What you are asked to do
Copy the material that follows word for word and omit its pictures.

Data segment

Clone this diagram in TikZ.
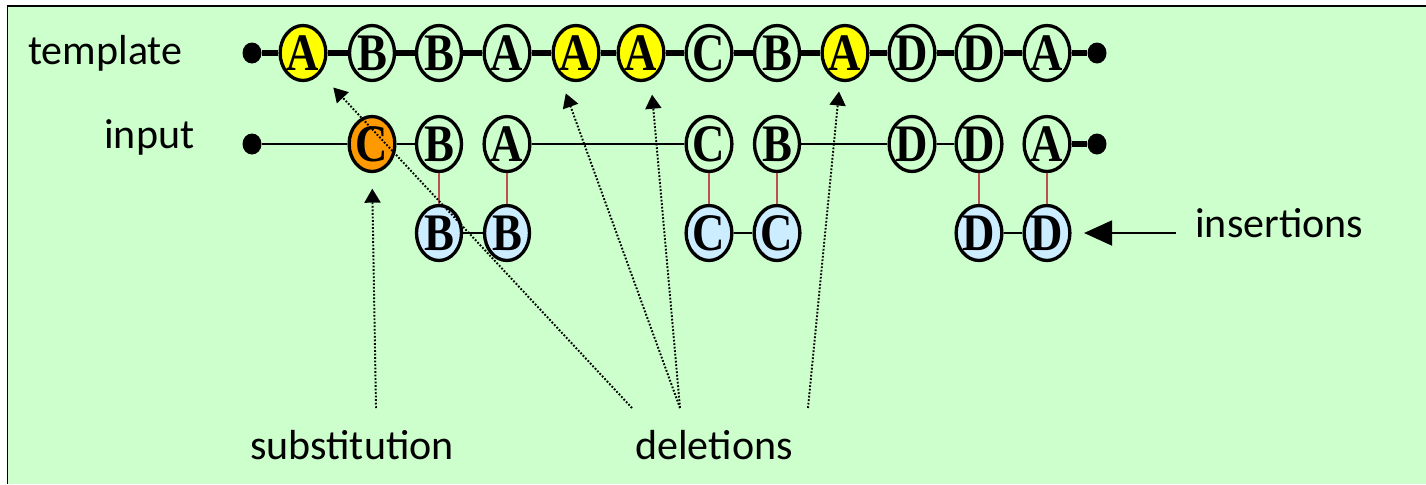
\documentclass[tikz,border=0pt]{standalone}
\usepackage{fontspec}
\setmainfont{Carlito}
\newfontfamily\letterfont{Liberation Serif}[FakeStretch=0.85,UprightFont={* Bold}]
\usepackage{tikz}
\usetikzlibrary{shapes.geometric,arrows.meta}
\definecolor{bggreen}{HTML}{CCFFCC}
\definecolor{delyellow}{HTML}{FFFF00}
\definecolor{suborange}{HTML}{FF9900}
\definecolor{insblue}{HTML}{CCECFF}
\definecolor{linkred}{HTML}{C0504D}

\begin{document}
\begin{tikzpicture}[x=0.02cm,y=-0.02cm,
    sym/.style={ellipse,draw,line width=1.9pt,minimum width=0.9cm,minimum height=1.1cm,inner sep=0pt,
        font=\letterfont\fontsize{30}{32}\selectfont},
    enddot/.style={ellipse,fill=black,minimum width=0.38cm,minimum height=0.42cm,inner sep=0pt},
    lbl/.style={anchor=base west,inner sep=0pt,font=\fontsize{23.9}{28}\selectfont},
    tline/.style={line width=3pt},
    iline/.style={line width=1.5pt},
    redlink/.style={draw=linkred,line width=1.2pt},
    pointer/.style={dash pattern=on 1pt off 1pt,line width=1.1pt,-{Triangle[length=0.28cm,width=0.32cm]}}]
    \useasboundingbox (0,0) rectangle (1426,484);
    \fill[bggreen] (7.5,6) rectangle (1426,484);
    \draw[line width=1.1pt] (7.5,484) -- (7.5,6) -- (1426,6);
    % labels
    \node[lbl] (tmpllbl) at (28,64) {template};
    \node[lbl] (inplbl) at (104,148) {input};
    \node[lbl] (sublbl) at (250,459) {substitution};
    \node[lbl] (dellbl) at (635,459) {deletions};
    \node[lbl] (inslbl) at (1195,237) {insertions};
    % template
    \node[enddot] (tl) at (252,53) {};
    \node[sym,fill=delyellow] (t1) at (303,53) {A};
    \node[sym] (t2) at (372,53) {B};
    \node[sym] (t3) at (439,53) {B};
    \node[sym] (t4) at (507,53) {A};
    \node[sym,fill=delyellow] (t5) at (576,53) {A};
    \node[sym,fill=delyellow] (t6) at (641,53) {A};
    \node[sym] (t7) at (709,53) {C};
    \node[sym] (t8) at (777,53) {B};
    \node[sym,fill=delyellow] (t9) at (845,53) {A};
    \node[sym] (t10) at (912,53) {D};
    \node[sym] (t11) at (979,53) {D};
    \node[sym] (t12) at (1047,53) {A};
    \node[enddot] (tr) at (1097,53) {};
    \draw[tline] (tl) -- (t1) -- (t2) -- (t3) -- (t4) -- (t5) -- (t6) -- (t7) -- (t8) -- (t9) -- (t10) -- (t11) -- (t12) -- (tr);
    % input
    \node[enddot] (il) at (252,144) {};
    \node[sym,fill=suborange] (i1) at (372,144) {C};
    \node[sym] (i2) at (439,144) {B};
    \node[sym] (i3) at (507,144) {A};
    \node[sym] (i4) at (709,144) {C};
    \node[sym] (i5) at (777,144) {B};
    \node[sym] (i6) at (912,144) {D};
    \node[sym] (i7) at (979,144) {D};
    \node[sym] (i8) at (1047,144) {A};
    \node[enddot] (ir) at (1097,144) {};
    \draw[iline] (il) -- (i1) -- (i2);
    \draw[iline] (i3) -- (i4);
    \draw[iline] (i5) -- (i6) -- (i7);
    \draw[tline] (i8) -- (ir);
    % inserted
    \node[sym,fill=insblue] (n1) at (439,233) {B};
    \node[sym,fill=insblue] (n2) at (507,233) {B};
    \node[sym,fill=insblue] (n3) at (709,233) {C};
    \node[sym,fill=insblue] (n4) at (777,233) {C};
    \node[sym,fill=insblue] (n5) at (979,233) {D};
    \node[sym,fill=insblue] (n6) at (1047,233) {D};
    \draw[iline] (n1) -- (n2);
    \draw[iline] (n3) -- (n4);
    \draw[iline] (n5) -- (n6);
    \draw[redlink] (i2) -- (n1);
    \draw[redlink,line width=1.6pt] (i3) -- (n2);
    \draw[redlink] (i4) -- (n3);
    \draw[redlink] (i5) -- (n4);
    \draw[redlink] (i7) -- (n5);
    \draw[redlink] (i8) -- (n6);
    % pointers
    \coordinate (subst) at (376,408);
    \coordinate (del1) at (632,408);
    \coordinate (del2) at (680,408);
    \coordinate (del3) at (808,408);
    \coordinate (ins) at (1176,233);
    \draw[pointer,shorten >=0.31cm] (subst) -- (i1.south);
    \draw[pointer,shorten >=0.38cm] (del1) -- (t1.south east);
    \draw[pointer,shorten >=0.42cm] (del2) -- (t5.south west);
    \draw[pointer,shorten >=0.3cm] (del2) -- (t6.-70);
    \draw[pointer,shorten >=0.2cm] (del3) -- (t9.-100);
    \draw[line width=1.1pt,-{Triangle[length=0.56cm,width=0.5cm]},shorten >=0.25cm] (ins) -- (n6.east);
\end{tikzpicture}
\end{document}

The response
Clone this diagram in TikZ.
\documentclass[tikz,border=0pt]{standalone}
\usepackage{fontspec}
\setmainfont{Carlito}
\newfontfamily\letterfont{Liberation Serif}[FakeStretch=0.85,UprightFont={* Bold}]
\usepackage{tikz}
\usetikzlibrary{shapes.geometric,arrows.meta}
\definecolor{bggreen}{HTML}{CCFFCC}
\definecolor{delyellow}{HTML}{FFFF00}
\definecolor{suborange}{HTML}{FF9900}
\definecolor{insblue}{HTML}{CCECFF}
\definecolor{linkred}{HTML}{C0504D}

\begin{document}
\begin{tikzpicture}[x=0.02cm,y=-0.02cm,
    sym/.style={ellipse,draw,line width=1.9pt,minimum width=0.9cm,minimum height=1.1cm,inner sep=0pt,
        font=\letterfont\fontsize{30}{32}\selectfont},
    enddot/.style={ellipse,fill=black,minimum width=0.38cm,minimum height=0.42cm,inner sep=0pt},
    lbl/.style={anchor=base west,inner sep=0pt,font=\fontsize{23.9}{28}\selectfont},
    tline/.style={line width=3pt},
    iline/.style={line width=1.5pt},
    redlink/.style={draw=linkred,line width=1.2pt},
    pointer/.style={dash pattern=on 1pt off 1pt,line width=1.1pt,-{Triangle[length=0.28cm,width=0.32cm]}}]
    \useasboundingbox (0,0) rectangle (1426,484);
    \fill[bggreen] (7.5,6) rectangle (1426,484);
    \draw[line width=1.1pt] (7.5,484) -- (7.5,6) -- (1426,6);
    % labels
    \node[lbl] (tmpllbl) at (28,64) {template};
    \node[lbl] (inplbl) at (104,148) {input};
    \node[lbl] (sublbl) at (250,459) {substitution};
    \node[lbl] (dellbl) at (635,459) {deletions};
    \node[lbl] (inslbl) at (1195,237) {insertions};
    % template
    \node[enddot] (tl) at (252,53) {};
    \node[sym,fill=delyellow] (t1) at (303,53) {A};
    \node[sym] (t2) at (372,53) {B};
    \node[sym] (t3) at (439,53) {B};
    \node[sym] (t4) at (507,53) {A};
    \node[sym,fill=delyellow] (t5) at (576,53) {A};
    \node[sym,fill=delyellow] (t6) at (641,53) {A};
    \node[sym] (t7) at (709,53) {C};
    \node[sym] (t8) at (777,53) {B};
    \node[sym,fill=delyellow] (t9) at (845,53) {A};
    \node[sym] (t10) at (912,53) {D};
    \node[sym] (t11) at (979,53) {D};
    \node[sym] (t12) at (1047,53) {A};
    \node[enddot] (tr) at (1097,53) {};
    \draw[tline] (tl) -- (t1) -- (t2) -- (t3) -- (t4) -- (t5) -- (t6) -- (t7) -- (t8) -- (t9) -- (t10) -- (t11) -- (t12) -- (tr);
    % input
    \node[enddot] (il) at (252,144) {};
    \node[sym,fill=suborange] (i1) at (372,144) {C};
    \node[sym] (i2) at (439,144) {B};
    \node[sym] (i3) at (507,144) {A};
    \node[sym] (i4) at (709,144) {C};
    \node[sym] (i5) at (777,144) {B};
    \node[sym] (i6) at (912,144) {D};
    \node[sym] (i7) at (979,144) {D};
    \node[sym] (i8) at (1047,144) {A};
    \node[enddot] (ir) at (1097,144) {};
    \draw[iline] (il) -- (i1) -- (i2);
    \draw[iline] (i3) -- (i4);
    \draw[iline] (i5) -- (i6) -- (i7);
    \draw[tline] (i8) -- (ir);
    % inserted
    \node[sym,fill=insblue] (n1) at (439,233) {B};
    \node[sym,fill=insblue] (n2) at (507,233) {B};
    \node[sym,fill=insblue] (n3) at (709,233) {C};
    \node[sym,fill=insblue] (n4) at (777,233) {C};
    \node[sym,fill=insblue] (n5) at (979,233) {D};
    \node[sym,fill=insblue] (n6) at (1047,233) {D};
    \draw[iline] (n1) -- (n2);
    \draw[iline] (n3) -- (n4);
    \draw[iline] (n5) -- (n6);
    \draw[redlink] (i2) -- (n1);
    \draw[redlink,line width=1.6pt] (i3) -- (n2);
    \draw[redlink] (i4) -- (n3);
    \draw[redlink] (i5) -- (n4);
    \draw[redlink] (i7) -- (n5);
    \draw[redlink] (i8) -- (n6);
    % pointers
    \coordinate (subst) at (376,408);
    \coordinate (del1) at (632,408);
    \coordinate (del2) at (680,408);
    \coordinate (del3) at (808,408);
    \coordinate (ins) at (1176,233);
    \draw[pointer,shorten >=0.31cm] (subst) -- (i1.south);
    \draw[pointer,shorten >=0.38cm] (del1) -- (t1.south east);
    \draw[pointer,shorten >=0.42cm] (del2) -- (t5.south west);
    \draw[pointer,shorten >=0.3cm] (del2) -- (t6.-70);
    \draw[pointer,shorten >=0.2cm] (del3) -- (t9.-100);
    \draw[line width=1.1pt,-{Triangle[length=0.56cm,width=0.5cm]},shorten >=0.25cm] (ins) -- (n6.east);
\end{tikzpicture}
\end{document}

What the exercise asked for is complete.